Et si entendre Albert Camus, Stefan Zweig ou encore Tolstoï faire « retentir le silence par l’art », était la plus belle oeuvre contre notre monde rationaliste, nihiliste et terroriste ?

« Le silence d’un prisonnier inconnu, abandonné aux humiliations à l’autre bout du monde, suffit à retirer l’écrivain de l’exil, chaque fois, du moins, qu’il parvient, au milieu des privilèges de la liberté, à ne pas oublier ce silence et à le faire retentir par les moyens de l’art. » CAMUS, Discours de Suède du 10 décembre 1957

Le texte du jour

« Il nous est aujourd’hui facile, à nous qui avons rayé depuis longtemps de notre vocabulaire le mot « sécurité », tenue pour une chimère, de railler l’illusion optimiste de cette génération aveuglée par un idéalisme lui faisant croire que le progrès technique de l’humanité devait fatalement entraîner une ascension morale aussi rapide.

Nous qui avons appris dans le nouveau siècle à ne plus nous laisser surprendre par aucune explosion de bestialité collective, nous qui attendions de chaque jour à venir plus d’abominations encore que du jour précédent, nous sommes devenus singulièrement plus sceptiques quant à la possibilité d’une éducation morale de l’être humain. Nous avons dû donner raison à Freud quand il ne voyait dans notre culture, dans notre civilisation qu’une mince couche susceptible à tout instant d’être transpercée par les forces de destruction des bas-fonds, nous avons dû progressivement nous habituer à vivre sans avoir de sol sous nos pieds, sans droit, sans liberté, sans sécurité.

Il y a longtemps que pour notre propre existence nous avons abjuré la religion de nos pères, leur foi en une ascension rapide et perpétuelle de l’humanité ; pour nous qui sommes instruits par de cruelles leçons cet optimisme précipité paraît bien fade au vu d’une catastrophe qui nous a rejetés d’un seul coup mille ans en arrière, effaçant tant d’efforts vers plus d’humanité.
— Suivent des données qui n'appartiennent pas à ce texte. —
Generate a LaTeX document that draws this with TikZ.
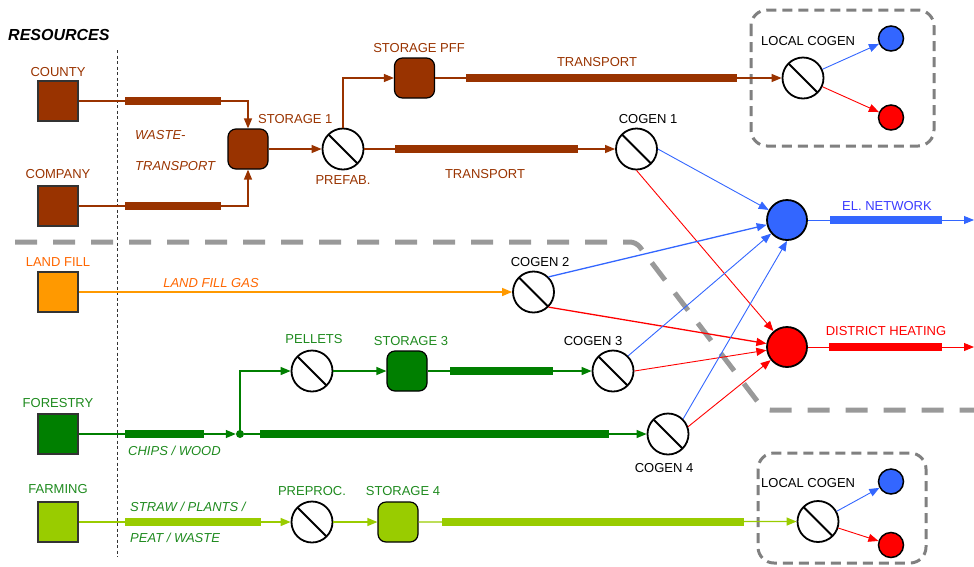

Pourtant, même si ce fut une illusion, c’était une illusion merveilleuse et noble que servaient nos pères, plus humaine et plus noble que les slogans d’aujourd’hui. Et il y a en moi quelque chose qui, mystérieusement, en dépit de tout ce que nous savons et de notre déception, ne peut tout à fait se détacher d’elle. Ce qu’un homme a absorbé de l’air du temps pendant son enfance, il ne pourra l’éliminer de son sang.

Et malgré tout, malgré tout ce que chaque jour me hurle aux oreilles, malgré tout ce que moi-même et mes innombrables compagnons d’infortune avons subi d’humiliation et d’épreuves, je suis incapable de renier tout à fait la croyance de ma jeunesse et je crois toujours que recommencera un jour le mouvement ascendant. »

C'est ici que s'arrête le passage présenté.